Information supplied »
++++
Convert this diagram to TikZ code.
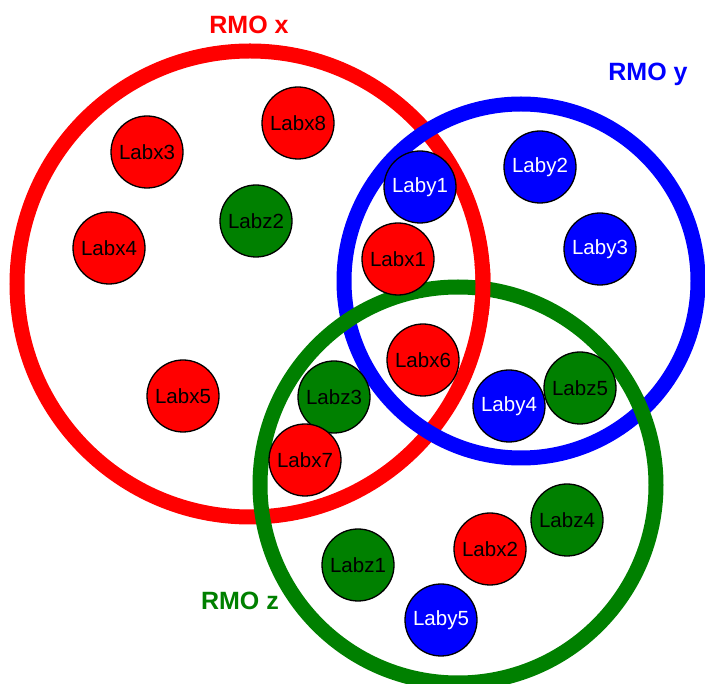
\documentclass[tikz,border=0pt]{standalone}
\usepackage{fontspec}
\setmainfont{Liberation Sans}
\definecolor{cred}{RGB}{255,0,0}
\definecolor{cblue}{RGB}{0,0,255}
\definecolor{cgreen}{RGB}{0,128,0}
\tikzset{
  ring/.style={line width=15pt},
  lab/.style={circle, draw=black, line width=1.3pt, minimum size=72pt, inner sep=0pt, font=\fontsize{20.5}{20.5}\selectfont},
  xl/.style={lab, fill=cred, text=black},
  yl/.style={lab, fill=cblue, text=white},
  zl/.style={lab, fill=cgreen, text=black},
  ttl/.style={font=\fontsize{25}{25}\selectfont\bfseries}
}
\begin{document}
\begin{tikzpicture}[x=1pt,y=-1pt]
\useasboundingbox (0,0) rectangle (705,684);
\clip (0,0) rectangle (705,684);
\draw[ring, cred] (250,284) circle (233);
\draw[ring, cblue] (521,281) circle (177);
\draw[ring, cgreen] (458,485) circle (198);
\begin{scope}
\clip (465,265) rectangle (505,315);
\draw[ring, cred] (250,284) circle (233);
\end{scope}
\node[ttl, text=cred] (tx) at (249,25) {RMO x};
\node[ttl, text=cblue] (ty) at (648,74) {RMO y};
\node[ttl, text=cgreen] (tz) at (240,601) {RMO z};
\node[xl] (x3) at (147,152) {Labx3};
\node[xl] (x8) at (298,123) {Labx8};
\node[zl] (z2) at (256,221) {Labz2};
\node[xl] (x4) at (109,248) {Labx4};
\node[yl] (y1) at (420,187) {Laby1};
\node[yl] (y2) at (540,167) {Laby2};
\node[yl] (y3) at (600,249) {Laby3};
\node[xl] (x1) at (398,259) {Labx1};
\node[xl] (x6) at (423,360) {Labx6};
\node[xl] (x5) at (183,396) {Labx5};
\node[zl] (z3) at (334,397) {Labz3};
\node[xl] (x7) at (305,460) {Labx7};
\node[yl] (y4) at (509,406) {Laby4};
\node[zl] (z5) at (580,388) {Labz5};
\node[zl] (z4) at (567,520) {Labz4};
\node[xl] (x2) at (490,549) {Labx2};
\node[zl] (z1) at (358,565) {Labz1};
\node[yl] (y5) at (441,620) {Laby5};
\end{tikzpicture}
\end{document}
++++
Problem details »
Copy each line in full and exactly, omitting any picture.

Response to this exercise »
Convert this diagram to TikZ code.
\documentclass[tikz,border=0pt]{standalone}
\usepackage{fontspec}
\setmainfont{Liberation Sans}
\definecolor{cred}{RGB}{255,0,0}
\definecolor{cblue}{RGB}{0,0,255}
\definecolor{cgreen}{RGB}{0,128,0}
\tikzset{
  ring/.style={line width=15pt},
  lab/.style={circle, draw=black, line width=1.3pt, minimum size=72pt, inner sep=0pt, font=\fontsize{20.5}{20.5}\selectfont},
  xl/.style={lab, fill=cred, text=black},
  yl/.style={lab, fill=cblue, text=white},
  zl/.style={lab, fill=cgreen, text=black},
  ttl/.style={font=\fontsize{25}{25}\selectfont\bfseries}
}
\begin{document}
\begin{tikzpicture}[x=1pt,y=-1pt]
\useasboundingbox (0,0) rectangle (705,684);
\clip (0,0) rectangle (705,684);
\draw[ring, cred] (250,284) circle (233);
\draw[ring, cblue] (521,281) circle (177);
\draw[ring, cgreen] (458,485) circle (198);
\begin{scope}
\clip (465,265) rectangle (505,315);
\draw[ring, cred] (250,284) circle (233);
\end{scope}
\node[ttl, text=cred] (tx) at (249,25) {RMO x};
\node[ttl, text=cblue] (ty) at (648,74) {RMO y};
\node[ttl, text=cgreen] (tz) at (240,601) {RMO z};
\node[xl] (x3) at (147,152) {Labx3};
\node[xl] (x8) at (298,123) {Labx8};
\node[zl] (z2) at (256,221) {Labz2};
\node[xl] (x4) at (109,248) {Labx4};
\node[yl] (y1) at (420,187) {Laby1};
\node[yl] (y2) at (540,167) {Laby2};
\node[yl] (y3) at (600,249) {Laby3};
\node[xl] (x1) at (398,259) {Labx1};
\node[xl] (x6) at (423,360) {Labx6};
\node[xl] (x5) at (183,396) {Labx5};
\node[zl] (z3) at (334,397) {Labz3};
\node[xl] (x7) at (305,460) {Labx7};
\node[yl] (y4) at (509,406) {Laby4};
\node[zl] (z5) at (580,388) {Labz5};
\node[zl] (z4) at (567,520) {Labz4};
\node[xl] (x2) at (490,549) {Labx2};
\node[zl] (z1) at (358,565) {Labz1};
\node[yl] (y5) at (441,620) {Laby5};
\end{tikzpicture}
\end{document}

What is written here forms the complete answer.